* Task requirements *
From the material below, list every line containing "with".

[Stored items]
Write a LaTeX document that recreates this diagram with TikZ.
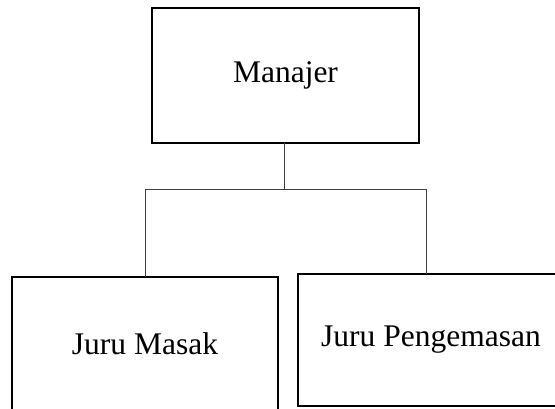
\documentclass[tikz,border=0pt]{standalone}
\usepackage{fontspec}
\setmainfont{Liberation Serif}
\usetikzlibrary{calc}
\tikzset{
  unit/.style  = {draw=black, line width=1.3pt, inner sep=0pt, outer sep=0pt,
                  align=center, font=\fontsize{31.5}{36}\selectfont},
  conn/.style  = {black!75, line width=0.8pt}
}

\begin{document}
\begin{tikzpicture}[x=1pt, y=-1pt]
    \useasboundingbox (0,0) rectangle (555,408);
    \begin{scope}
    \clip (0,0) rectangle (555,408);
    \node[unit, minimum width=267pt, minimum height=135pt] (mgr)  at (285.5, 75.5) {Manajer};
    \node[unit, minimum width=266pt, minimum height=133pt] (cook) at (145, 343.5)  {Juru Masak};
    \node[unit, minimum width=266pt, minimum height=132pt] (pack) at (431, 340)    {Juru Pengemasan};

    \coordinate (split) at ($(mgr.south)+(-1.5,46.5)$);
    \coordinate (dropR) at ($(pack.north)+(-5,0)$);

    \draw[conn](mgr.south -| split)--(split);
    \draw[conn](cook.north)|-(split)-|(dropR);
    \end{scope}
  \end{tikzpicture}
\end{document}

--

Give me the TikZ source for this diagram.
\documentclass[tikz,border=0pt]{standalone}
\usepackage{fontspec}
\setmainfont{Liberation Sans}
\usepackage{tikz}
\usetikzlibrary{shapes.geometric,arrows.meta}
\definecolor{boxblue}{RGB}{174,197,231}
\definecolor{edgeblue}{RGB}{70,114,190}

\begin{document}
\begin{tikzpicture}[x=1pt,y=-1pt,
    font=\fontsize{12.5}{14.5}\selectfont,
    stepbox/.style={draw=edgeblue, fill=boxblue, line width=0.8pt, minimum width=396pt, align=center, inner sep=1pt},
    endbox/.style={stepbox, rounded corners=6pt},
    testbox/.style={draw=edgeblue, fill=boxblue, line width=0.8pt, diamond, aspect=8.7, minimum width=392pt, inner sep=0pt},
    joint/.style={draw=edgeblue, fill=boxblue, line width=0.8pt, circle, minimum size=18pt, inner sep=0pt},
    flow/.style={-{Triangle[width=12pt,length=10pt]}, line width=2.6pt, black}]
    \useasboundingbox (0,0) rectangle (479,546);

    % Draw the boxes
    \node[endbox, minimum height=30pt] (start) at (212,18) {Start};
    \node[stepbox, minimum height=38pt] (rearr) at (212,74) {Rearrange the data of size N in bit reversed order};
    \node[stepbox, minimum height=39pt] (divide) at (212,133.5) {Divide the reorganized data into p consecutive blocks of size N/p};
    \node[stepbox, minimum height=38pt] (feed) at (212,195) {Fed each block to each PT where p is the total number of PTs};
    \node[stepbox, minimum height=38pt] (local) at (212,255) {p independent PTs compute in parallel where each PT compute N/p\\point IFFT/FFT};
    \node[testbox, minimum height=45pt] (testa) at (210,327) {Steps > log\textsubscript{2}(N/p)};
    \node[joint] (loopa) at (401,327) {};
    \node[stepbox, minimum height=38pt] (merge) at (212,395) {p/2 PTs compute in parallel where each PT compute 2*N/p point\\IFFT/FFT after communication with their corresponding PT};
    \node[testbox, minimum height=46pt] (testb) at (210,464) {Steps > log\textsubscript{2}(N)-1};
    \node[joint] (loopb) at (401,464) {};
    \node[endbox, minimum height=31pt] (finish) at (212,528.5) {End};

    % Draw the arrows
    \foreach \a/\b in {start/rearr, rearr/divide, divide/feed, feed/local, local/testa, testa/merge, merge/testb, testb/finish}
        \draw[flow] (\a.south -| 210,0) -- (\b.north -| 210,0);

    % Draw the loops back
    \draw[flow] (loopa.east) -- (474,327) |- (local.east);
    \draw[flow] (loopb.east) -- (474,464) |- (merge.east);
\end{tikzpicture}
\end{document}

* Worked answer *
Write a LaTeX document that recreates this diagram with TikZ.
    \node[stepbox, minimum height=38pt] (merge) at (212,395) {p/2 PTs compute in parallel where each PT compute 2*N/p point\\IFFT/FFT after communication with their corresponding PT};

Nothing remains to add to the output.